New York, September 16, 2004—A Dominican reporter was ambushed and killed by gunmen this week, moments after a radio broadcast in which he reported on a bloody crime wave that has pitted gang members against police in the southern town of Azua, according to local news reports.
Juan Emilio Andújar Matos, host of Radio Azua’s weekly show “Encuentro Mil 60” (“Encounter 1060”) and correspondent with the Santo Domingo-based daily Listín Diario, was killed in the September 14 attack. Jorge Luis Sención, a radio reporter who witnessed the attack, was later shot himself and lost his right forearm to amputation.
“We are shocked and saddened by the murder of Juan Andújar,” CPJ Executive Director Ann Cooper said today. “We urge Dominican authorities to investigate this heinous attack forcefully and to prosecute all those responsible.”
The attack comes amid an escalating crime wave in Azua, 75 miles (120 kilometers) south of the capital, Santo Domingo. Several Dominican journalists who have reported on the crime surge have been threatened with death and are receiving police protection, according to press reports.
Andújar left the station around 9:40 a.m. with colleague Juan Sánchez, a correspondent with the Santo Domingo-based dailies El Nacional and Hoy. During the show, the reporters discussed the killing that morning of four reputed gang members in a gun battle with police, according to press reports. Andújar and Sánchez, as well as other journalists from Azua, had previously received death threats for their comments on the crime wave.
As the reporters were about to drive their motorcycles away, two motorcyclists shot at them, hitting Andújar in the head as Sánchez took refuge in a nearby fire station, the Dominican press reported. Andújar died an hour and a half later in a local hospital.
Sención, a reporter with Enriquillo Radio in the town of Tamayo, saw the ambush and aided Andújar in the immediate aftermath, according to a local press account.
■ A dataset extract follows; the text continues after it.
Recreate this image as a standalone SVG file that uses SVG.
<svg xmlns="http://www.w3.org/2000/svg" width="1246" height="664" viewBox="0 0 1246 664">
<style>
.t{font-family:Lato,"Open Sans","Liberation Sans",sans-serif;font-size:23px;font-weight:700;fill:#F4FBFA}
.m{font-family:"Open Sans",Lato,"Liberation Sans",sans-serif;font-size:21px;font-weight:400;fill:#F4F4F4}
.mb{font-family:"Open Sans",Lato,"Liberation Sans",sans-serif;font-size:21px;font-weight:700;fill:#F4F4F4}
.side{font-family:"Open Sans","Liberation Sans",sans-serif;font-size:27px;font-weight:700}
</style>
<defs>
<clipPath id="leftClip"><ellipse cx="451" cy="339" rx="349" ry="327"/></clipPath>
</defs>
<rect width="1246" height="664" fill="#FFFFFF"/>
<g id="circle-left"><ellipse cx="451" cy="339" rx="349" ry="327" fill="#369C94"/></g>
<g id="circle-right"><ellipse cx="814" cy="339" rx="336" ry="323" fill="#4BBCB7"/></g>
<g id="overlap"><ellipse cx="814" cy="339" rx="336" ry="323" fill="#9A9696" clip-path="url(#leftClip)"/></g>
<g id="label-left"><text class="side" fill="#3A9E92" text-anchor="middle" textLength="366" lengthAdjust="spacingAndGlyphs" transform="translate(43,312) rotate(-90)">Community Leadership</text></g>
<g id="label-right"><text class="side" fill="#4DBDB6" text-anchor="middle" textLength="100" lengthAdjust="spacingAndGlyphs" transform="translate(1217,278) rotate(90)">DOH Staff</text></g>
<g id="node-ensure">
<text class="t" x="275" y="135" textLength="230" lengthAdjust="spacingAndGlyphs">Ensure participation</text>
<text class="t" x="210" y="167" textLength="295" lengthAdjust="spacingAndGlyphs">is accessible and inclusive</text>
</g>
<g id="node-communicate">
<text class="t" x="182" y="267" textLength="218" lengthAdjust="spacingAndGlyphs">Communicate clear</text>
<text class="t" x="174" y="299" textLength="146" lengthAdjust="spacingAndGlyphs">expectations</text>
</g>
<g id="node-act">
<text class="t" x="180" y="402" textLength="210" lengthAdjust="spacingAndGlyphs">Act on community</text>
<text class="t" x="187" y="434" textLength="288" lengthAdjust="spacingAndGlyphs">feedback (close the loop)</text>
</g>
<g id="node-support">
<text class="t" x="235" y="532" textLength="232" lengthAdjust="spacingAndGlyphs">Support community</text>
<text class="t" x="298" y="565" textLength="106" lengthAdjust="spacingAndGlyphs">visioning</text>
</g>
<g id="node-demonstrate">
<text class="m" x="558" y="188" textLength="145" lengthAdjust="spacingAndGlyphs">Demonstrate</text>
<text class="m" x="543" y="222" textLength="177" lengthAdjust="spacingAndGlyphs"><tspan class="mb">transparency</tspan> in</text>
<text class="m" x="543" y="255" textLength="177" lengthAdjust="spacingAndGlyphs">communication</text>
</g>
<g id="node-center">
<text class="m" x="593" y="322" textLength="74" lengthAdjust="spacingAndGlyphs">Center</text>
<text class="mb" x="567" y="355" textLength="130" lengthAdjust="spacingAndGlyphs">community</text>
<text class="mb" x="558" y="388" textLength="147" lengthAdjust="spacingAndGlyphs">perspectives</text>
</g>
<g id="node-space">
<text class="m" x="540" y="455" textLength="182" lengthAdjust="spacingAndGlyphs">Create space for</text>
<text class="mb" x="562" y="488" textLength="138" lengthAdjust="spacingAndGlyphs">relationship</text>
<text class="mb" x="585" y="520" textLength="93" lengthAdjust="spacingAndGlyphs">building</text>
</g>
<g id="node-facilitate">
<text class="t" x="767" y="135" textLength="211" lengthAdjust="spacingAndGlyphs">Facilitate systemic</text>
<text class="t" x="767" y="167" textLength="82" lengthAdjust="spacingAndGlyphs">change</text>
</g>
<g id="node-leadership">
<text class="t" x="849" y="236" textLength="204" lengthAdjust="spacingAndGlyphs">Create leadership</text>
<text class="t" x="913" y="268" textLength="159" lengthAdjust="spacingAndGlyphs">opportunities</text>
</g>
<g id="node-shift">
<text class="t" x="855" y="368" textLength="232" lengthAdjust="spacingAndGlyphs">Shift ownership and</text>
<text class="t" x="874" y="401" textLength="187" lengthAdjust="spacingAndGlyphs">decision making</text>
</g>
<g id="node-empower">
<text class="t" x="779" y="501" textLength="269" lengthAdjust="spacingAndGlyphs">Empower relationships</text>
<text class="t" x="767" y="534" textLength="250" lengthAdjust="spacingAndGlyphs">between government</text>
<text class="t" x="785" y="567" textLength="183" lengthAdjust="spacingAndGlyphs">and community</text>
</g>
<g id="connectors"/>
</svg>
Later that morning, while with his pregnant wife, Sención was ambushed himself by same gunmen. He remained hospitalized today under tight security.
Azua reporters Domingo Corcino, Héctor Camaño, Narciso Martínez, Christian Daniel Ramírez, Rafael Vargas and Juan Sánchez have also received threats and are being protected by local police, Listín Diario reported.
Dominican authorities in Santo Domingo dispatched what was described as an elite police unit and two helicopters to patrol the town. A man believed to be one of the two assailants was killed by police in a gun battle yesterday; the other assailant was believed to be still at large.
Andújar, a respected journalist with 20 years of experience, was also a professor at the Technology University of Azua president of an environmental organization. A colleague said he was 49.